In qualità di sindaco, ho modo di constatare direttamente l’atteggiamento piuttosto esigente dei rifugiati con status di protezione. Abbiamo a che fare con mancanza di rispetto e scarsa volontà di integrazione. Il carico da sostenere per i Comuni è enorme.
Da oltre tre anni molti cittadini ucraini beneficiano dello status di protezione S in Svizzera. Attualmente sono circa 70’000 gli ucraini che godono di tale status. I costi a carico della Confederazione ammontano a 1,25 miliardi di franchi.
All’inizio era chiaro che queste persone avevano bisogno di supporto. La Svizzera ha aiutato in modo rapido, semplice e generoso. Ma ora è tempo di parlare apertamente delle problematiche.
I proprietari di immobili, gli assistenti dei richiedenti asilo e le autorità si trovano ad affrontare sfide sempre più complesse, che non si riscontrano con altri gruppi di rifugiati. L’atteggiamento di alcuni beneficiari dello status di protezione S nei confronti delle autorità e dei servizi sociali è problematico: non sono isolati casi di mancanza di rispetto, scarsa disponibilità a collaborare o mancanza di volontà di integrarsi e lavorare. Anziché gratitudine, spesso prevalgono un atteggiamento di pretesa e una mentalità consumista.

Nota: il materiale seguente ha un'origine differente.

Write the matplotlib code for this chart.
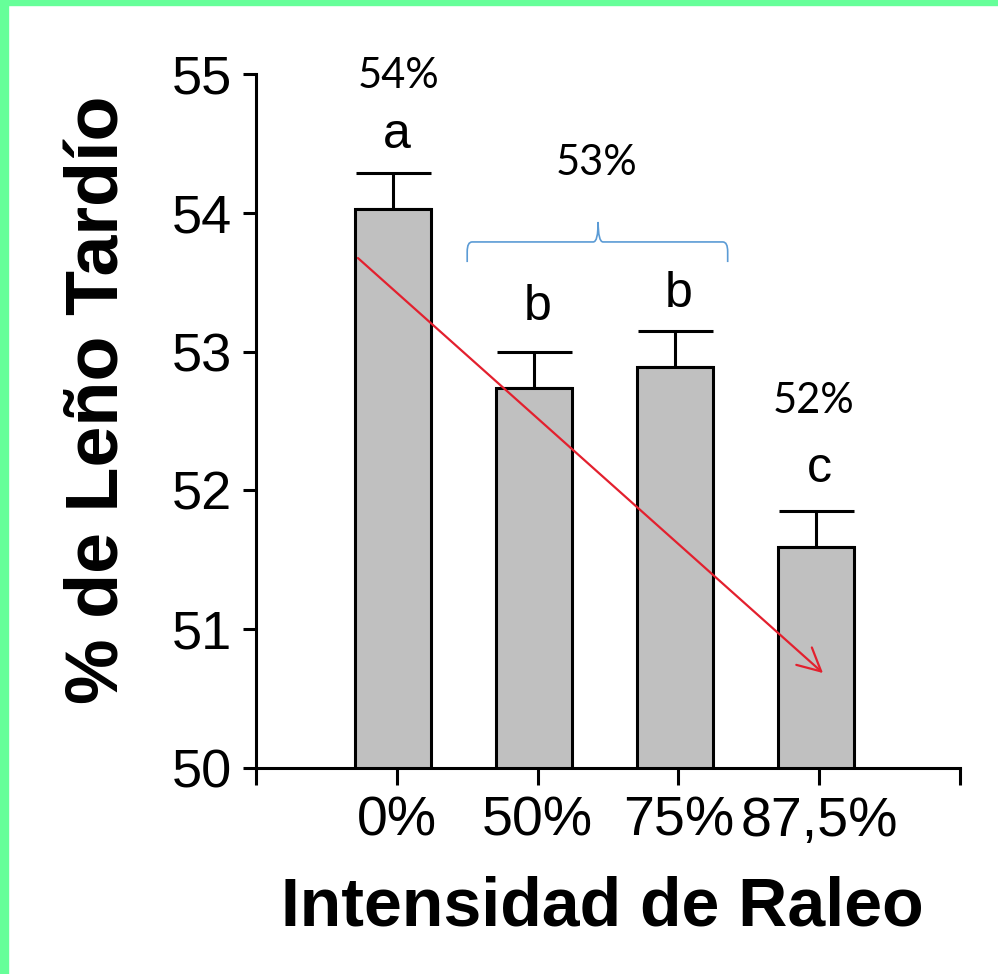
import matplotlib
matplotlib.use("Agg")
import matplotlib.pyplot as plt
from matplotlib.patches import Rectangle, PathPatch
from matplotlib.path import Path

categories = ["0%", "50%", "75%", "87,5%"]
values = [54.03, 52.74, 52.89, 51.59]
errors = [0.26, 0.26, 0.26, 0.26]
letters = ["a", "b", "b", "c"]
yticks = [50, 51, 52, 53, 54, 55]

plt.rcParams["font.family"] = ["Liberation Sans", "DejaVu Sans"]

fig = plt.figure(figsize=(9.98, 9.74), dpi=100)
W, H = 998, 974
ax = fig.add_axes([256 / W, 1 - 768 / H, (960 - 256) / W, (768 - 74) / H])

x = list(range(len(categories)))
xb = [xi - 0.025 for xi in x]
ax.bar(xb, values, width=0.54, bottom=0, color="#C0C0C0", edgecolor="black",
       linewidth=2.2, zorder=2)
ax.errorbar(xb, values, yerr=[[0] * len(errors), errors], fmt="none",
            ecolor="black", elinewidth=2.2, capsize=27, capthick=2.2, zorder=1)

ax.set_xlim(-1, 4)
ax.set_ylim(50, 55)
ax.set_yticks(yticks)
ax.set_yticklabels([str(v) for v in yticks], fontsize=39)
ax.set_xticks([-1] + x + [4])
ax.set_xticklabels([""] + categories + [""], fontsize=40)
ax.spines["top"].set_visible(False)
ax.spines["right"].set_visible(False)
for s in ("left", "bottom"):
    ax.spines[s].set_linewidth(2.2)
ax.tick_params(axis="y", length=9.5, width=2.2, pad=8, direction="out")
ax.tick_params(axis="x", length=12, width=2.2, pad=8, direction="out")

# significance letters
letter_y = [54.47, 53.23, 53.32, 52.06]
for xi, lt, ly in zip(x, letters, letter_y):
    ax.text(xi, ly, lt, ha="center", va="baseline", fontsize=36)

# group percentages
ax.text(0.01, 54.90, "54%", ha="center", va="baseline", fontsize=30, family="Lato")
ax.text(1.42, 54.27, "53%", ha="center", va="baseline", fontsize=30, family="Lato")
ax.text(2.96, 52.56, "52%", ha="center", va="baseline", fontsize=30, family="Lato")

# brace over 50% and 75%
bx0, bx1, bm = 0.50, 2.35, 1.43
yb, yl, yp = 53.645, 53.79, 53.934
dx, dy = 0.035, 0.07
verts = [(bx0, yb), (bx0, yl - dy), (bx0, yl), (bx0 + dx, yl),
         (bm - dx, yl), (bm, yl), (bm, yp),
         (bm, yl), (bm + dx, yl),
         (bx1 - dx, yl), (bx1, yl), (bx1, yl - dy), (bx1, yb)]
codes = [Path.MOVETO, Path.LINETO, Path.CURVE3, Path.CURVE3,
         Path.LINETO, Path.CURVE3, Path.CURVE3,
         Path.CURVE3, Path.CURVE3,
         Path.LINETO, Path.CURVE3, Path.CURVE3, Path.LINETO]
ax.add_patch(PathPatch(Path(verts, codes), fill=False, edgecolor="#5B9BD5",
                       linewidth=1.2, clip_on=False, zorder=3))

# trend arrow
ax.annotate("", xy=(3.027, 50.684), xytext=(-0.276, 53.674),
            arrowprops=dict(arrowstyle="->,head_length=0.55,head_width=0.28",
                            color="#E3202E", linewidth=1.6, mutation_scale=30,
                            shrinkA=0, shrinkB=0), zorder=4)

# axis titles
fig.text(0.604, 1 - 925 / H, "Intensidad de Raleo", ha="center", va="baseline",
         fontsize=49, fontweight="bold")
fig.text(99 / W, 1 - 400 / H, "% de Leño Tardío", ha="center", va="center",
         rotation=90, fontsize=53, fontweight="bold")

# green frame edges
fig.patches.append(Rectangle((0, 0), 8 / W, 1, transform=fig.transFigure,
                             color="#66FF99", zorder=10))
fig.patches.append(Rectangle((0, 1 - 5 / H), 1, 5 / H, transform=fig.transFigure,
                             color="#66FF99", zorder=10))

fig.savefig("out.png", dpi=100)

«Non vivo con gli afghani»
È interessante notare che questi problemi non si riscontrano solitamente tra coloro che sono effettivamente colpiti dalla guerra. Le persone che sono semplicemente in possesso di un passaporto ucraino o provengono da regioni meno colpite sono piuttosto esigenti e difficili.

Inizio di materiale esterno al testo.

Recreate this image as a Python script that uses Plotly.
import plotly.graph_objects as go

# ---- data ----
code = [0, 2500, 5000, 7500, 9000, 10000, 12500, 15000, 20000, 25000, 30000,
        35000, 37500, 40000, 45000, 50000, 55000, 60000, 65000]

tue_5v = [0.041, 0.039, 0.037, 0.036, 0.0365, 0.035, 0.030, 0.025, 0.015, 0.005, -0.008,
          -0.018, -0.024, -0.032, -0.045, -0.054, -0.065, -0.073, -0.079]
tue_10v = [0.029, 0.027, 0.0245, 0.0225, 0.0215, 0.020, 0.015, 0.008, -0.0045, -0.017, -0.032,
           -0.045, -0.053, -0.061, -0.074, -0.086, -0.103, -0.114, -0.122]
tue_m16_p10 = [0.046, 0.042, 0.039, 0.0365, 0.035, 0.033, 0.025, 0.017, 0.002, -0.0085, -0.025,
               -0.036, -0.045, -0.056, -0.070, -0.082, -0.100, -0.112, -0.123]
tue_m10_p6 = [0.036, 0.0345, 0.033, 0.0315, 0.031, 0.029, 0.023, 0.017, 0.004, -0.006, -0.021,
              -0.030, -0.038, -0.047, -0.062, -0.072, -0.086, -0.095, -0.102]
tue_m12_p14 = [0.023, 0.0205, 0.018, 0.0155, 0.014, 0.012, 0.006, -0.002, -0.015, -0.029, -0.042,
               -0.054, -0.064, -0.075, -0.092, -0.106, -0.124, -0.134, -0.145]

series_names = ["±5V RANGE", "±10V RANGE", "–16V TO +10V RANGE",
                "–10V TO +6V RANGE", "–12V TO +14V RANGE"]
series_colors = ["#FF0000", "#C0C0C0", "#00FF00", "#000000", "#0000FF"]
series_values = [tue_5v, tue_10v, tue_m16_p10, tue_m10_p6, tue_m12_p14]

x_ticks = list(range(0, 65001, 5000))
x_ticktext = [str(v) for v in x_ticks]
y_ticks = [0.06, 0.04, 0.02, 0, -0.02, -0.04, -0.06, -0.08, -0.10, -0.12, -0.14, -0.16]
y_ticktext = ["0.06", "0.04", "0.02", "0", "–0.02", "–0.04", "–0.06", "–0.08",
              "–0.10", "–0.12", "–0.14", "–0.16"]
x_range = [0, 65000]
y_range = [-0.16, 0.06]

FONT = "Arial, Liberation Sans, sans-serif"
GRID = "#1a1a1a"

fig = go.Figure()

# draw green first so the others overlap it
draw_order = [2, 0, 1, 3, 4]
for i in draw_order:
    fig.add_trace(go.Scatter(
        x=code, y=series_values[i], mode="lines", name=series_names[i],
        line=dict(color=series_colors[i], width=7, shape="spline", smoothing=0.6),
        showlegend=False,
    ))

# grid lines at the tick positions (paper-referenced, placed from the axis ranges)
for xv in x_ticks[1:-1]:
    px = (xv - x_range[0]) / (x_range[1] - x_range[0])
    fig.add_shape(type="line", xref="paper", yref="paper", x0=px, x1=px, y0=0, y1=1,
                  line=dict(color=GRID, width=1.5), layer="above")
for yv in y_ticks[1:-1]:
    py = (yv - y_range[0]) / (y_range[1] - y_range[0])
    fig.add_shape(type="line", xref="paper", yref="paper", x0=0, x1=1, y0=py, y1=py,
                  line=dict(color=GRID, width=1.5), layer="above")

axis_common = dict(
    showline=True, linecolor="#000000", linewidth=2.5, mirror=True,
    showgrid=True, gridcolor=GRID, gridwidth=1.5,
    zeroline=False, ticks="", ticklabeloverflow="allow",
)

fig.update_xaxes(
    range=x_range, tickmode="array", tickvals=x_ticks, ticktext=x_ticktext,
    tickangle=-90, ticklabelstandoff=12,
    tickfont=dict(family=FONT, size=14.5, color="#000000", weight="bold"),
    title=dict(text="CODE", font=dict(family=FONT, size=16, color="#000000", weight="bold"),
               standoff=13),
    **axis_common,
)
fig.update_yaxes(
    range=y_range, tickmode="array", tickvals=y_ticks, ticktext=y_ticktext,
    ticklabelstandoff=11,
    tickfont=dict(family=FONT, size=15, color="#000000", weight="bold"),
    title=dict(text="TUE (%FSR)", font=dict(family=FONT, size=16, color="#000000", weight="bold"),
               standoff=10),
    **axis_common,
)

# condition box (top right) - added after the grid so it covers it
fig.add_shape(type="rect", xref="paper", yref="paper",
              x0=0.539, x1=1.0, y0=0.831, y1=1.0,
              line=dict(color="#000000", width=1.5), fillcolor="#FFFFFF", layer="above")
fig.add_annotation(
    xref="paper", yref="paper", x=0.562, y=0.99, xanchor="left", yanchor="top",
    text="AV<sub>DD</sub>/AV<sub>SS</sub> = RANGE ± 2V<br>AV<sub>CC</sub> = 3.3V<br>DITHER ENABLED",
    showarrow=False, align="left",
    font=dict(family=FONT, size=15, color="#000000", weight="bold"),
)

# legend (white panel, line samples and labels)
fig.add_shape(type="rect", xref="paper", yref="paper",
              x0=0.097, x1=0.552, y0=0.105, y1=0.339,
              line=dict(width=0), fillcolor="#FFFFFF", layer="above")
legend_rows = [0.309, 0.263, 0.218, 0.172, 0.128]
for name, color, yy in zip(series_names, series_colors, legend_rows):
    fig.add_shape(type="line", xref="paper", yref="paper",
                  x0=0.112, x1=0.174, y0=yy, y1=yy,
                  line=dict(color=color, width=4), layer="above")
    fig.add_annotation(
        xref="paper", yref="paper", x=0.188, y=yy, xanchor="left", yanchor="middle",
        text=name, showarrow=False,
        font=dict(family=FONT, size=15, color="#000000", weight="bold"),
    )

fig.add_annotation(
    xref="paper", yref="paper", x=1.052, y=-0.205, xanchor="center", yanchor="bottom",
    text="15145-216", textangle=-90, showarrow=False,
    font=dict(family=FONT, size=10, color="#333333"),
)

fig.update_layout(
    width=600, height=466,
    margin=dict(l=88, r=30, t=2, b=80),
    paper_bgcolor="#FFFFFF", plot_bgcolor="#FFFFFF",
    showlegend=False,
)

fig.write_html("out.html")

Un altro problema è la discriminazione nei confronti di altri rifugiati, in particolare quelli provenienti dall’Afghanistan. Affermazioni come «Non vivo con gli afghani» sono inaccettabili e rendono molto difficile l’inserimento. Eppure nella nostra comunità abbiamo avuto esperienze piuttosto positive con i rifugiati afghani: molti di loro si impegnano concretamente per integrarsi, imparano il tedesco, trovano lavoro e si assumono responsabilità. Lo status S dovrebbe prendere esempio da loro.

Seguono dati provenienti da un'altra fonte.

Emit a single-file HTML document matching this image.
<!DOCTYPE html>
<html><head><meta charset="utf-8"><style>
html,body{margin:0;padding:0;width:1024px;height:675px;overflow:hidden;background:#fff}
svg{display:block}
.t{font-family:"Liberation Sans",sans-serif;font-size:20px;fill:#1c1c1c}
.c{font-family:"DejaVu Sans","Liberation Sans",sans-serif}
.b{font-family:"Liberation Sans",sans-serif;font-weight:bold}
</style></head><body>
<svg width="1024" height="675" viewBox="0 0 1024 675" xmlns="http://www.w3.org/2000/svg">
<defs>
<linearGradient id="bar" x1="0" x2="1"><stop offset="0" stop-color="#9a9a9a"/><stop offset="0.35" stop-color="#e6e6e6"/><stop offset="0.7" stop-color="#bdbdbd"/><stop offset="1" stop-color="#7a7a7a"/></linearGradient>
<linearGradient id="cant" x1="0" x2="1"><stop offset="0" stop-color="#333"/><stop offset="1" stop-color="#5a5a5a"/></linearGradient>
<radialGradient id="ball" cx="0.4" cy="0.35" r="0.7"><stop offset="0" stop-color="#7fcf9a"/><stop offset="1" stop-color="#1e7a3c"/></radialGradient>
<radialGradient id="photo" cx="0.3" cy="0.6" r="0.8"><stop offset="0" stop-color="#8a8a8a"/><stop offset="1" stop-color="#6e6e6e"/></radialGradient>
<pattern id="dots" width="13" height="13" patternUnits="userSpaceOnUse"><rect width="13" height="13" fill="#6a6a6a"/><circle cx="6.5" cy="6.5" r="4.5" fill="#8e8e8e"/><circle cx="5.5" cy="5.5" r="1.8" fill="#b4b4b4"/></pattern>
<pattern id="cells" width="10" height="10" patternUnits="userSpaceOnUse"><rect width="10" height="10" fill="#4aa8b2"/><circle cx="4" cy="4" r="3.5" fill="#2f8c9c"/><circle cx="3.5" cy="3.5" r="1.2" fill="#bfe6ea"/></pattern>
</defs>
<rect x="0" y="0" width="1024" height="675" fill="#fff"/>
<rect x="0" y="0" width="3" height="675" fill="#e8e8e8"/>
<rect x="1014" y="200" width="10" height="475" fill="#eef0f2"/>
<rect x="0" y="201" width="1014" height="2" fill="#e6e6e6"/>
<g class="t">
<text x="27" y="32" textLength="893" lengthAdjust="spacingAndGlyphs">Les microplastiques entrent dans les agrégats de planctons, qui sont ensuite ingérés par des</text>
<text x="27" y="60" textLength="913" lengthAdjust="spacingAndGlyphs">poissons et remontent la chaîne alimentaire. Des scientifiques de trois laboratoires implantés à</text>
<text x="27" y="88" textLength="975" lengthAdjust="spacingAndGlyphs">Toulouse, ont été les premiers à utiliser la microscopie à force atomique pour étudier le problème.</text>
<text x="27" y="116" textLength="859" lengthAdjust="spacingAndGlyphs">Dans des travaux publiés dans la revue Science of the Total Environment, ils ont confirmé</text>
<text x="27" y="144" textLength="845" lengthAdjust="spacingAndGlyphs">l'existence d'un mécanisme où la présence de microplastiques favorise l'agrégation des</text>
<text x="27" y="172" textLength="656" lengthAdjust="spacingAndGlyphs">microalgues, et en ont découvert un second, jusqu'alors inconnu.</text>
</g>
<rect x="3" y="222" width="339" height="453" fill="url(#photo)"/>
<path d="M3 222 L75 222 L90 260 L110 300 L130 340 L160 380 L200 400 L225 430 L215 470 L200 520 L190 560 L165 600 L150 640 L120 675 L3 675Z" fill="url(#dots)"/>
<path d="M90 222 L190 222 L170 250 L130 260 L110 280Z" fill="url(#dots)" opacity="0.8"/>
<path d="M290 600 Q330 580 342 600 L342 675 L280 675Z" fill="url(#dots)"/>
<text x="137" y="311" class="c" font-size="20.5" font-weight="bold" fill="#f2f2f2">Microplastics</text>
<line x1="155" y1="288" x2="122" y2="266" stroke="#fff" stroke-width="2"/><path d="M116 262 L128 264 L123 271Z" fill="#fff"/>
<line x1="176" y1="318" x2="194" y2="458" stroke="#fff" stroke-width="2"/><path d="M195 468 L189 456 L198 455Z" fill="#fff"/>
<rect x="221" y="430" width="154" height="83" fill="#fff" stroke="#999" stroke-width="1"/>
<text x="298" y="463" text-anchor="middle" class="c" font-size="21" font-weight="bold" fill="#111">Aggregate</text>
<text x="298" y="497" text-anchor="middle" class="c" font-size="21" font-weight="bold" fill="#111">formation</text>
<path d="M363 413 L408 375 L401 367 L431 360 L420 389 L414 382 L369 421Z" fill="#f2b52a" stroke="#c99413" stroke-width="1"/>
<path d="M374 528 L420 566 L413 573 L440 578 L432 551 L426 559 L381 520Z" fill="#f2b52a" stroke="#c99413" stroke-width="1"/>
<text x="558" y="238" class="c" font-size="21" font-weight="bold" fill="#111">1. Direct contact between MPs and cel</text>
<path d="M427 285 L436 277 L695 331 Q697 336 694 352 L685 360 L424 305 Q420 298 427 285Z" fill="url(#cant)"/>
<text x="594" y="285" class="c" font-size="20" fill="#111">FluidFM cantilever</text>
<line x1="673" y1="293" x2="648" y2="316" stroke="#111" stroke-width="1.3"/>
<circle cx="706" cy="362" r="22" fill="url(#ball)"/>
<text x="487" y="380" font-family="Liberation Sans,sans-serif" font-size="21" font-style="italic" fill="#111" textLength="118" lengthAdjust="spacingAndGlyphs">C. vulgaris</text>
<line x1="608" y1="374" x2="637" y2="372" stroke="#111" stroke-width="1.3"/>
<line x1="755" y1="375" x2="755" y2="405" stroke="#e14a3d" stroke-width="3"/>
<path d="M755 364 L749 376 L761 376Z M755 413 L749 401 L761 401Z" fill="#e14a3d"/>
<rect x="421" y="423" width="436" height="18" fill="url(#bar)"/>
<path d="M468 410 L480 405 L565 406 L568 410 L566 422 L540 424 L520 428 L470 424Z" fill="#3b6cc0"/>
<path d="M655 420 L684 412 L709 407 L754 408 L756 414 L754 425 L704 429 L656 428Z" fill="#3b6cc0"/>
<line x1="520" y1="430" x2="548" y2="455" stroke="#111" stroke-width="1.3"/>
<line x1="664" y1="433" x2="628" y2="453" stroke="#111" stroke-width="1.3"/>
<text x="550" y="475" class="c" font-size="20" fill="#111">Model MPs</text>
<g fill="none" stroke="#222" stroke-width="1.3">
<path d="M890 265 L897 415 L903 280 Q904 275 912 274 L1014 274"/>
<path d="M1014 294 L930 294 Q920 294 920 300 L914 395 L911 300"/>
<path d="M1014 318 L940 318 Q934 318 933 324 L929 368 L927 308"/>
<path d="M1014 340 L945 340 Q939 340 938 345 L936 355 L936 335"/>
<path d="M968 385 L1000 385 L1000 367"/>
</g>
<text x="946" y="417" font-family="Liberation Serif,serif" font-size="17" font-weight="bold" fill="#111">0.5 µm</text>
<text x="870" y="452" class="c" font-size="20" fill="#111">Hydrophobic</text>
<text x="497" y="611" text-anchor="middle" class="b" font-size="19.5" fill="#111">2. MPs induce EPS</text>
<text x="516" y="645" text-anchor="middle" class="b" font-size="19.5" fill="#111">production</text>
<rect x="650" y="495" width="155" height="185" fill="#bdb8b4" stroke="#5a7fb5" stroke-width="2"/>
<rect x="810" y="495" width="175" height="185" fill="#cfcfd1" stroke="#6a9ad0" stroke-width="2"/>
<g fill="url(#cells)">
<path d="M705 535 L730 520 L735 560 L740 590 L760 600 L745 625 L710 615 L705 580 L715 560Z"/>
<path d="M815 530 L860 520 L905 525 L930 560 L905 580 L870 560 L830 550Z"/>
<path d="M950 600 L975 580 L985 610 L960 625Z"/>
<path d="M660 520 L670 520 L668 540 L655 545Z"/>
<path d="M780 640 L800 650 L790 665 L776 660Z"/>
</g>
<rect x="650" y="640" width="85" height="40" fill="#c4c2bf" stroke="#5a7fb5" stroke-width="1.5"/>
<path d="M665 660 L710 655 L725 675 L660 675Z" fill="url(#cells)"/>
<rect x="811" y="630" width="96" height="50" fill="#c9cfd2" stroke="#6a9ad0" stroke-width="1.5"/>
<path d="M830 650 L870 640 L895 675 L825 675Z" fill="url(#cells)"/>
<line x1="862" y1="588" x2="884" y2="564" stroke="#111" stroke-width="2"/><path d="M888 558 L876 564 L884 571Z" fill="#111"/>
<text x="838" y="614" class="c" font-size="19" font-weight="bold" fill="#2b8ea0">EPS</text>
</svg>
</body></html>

Oggi status S, domani assistenza sociale
La Svizzera offre protezione e sostegno ai rifugiati, non ai turisti. Chi si comporta come se fosse in un hotel dovrebbe anche pagare per questo. Chi ha bisogno di protezione dovrebbe fare la propria parte per integrarsi. Il fatto che dopo cinque anni lo status di protezione S si trasformi in un permesso di soggiorno, con tutti i diritti che ne derivano, ad esempio il diritto all’assistenza sociale, lascia l’amaro in bocca. Oggi abbiamo questi «ospiti d’albergo» con lo status S, domani li avremo con l’assistenza sociale. Questo è semplicemente insostenibile, soprattutto per i piccoli Comuni. Chi resta deve integrarsi, con rispetto, impegno e la consapevolezza che l’aiuto non è una strada a senso unico.